If you want to use burst mode to gather a series of samples then there's really only two choices:-
- Use interrupts. This is really the only method that will get you up to 12MHz. However, if the CPU usage is too high and you need to "background it" then there's GPDMA mode.
- However, if you are going to use GPDMA you will need to use a workaround. If you want to go to 12MHz then you'll need to take into account the channel number slippage buried in your data buffer.
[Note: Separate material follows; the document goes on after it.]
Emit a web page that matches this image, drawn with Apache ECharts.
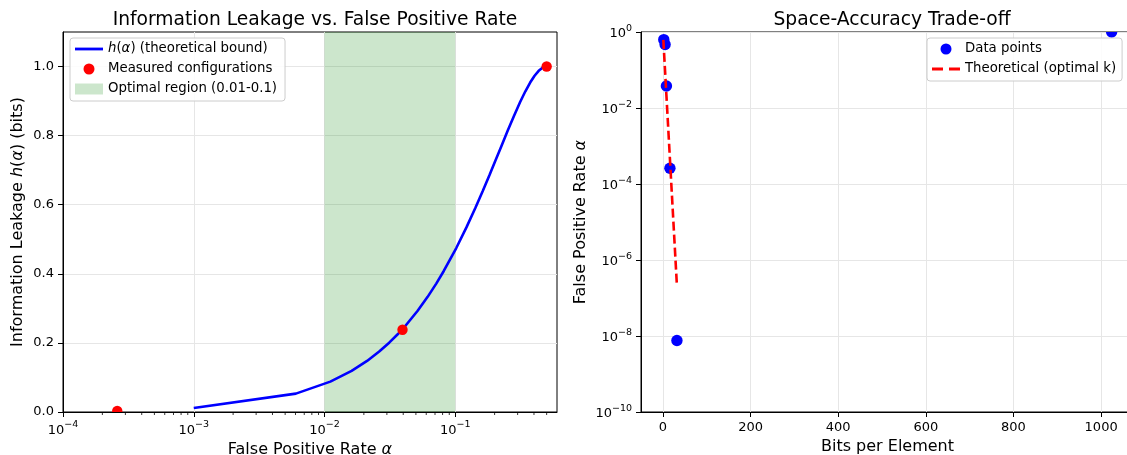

Experimentation will be needed to ensure you understand how the slippage occurs depending on how many channels you sample and how long your data series is.
Hi,
Does anyone have sample code of how to use MODDMA to perform a number of two channel ADC conversion?
The ADC conversions need to be timer driven (so their sample frequency can be programmed and is xtal stable).
I read the manual and see that the ADC needs some setup that is not include in MODDMA (probably not possible there).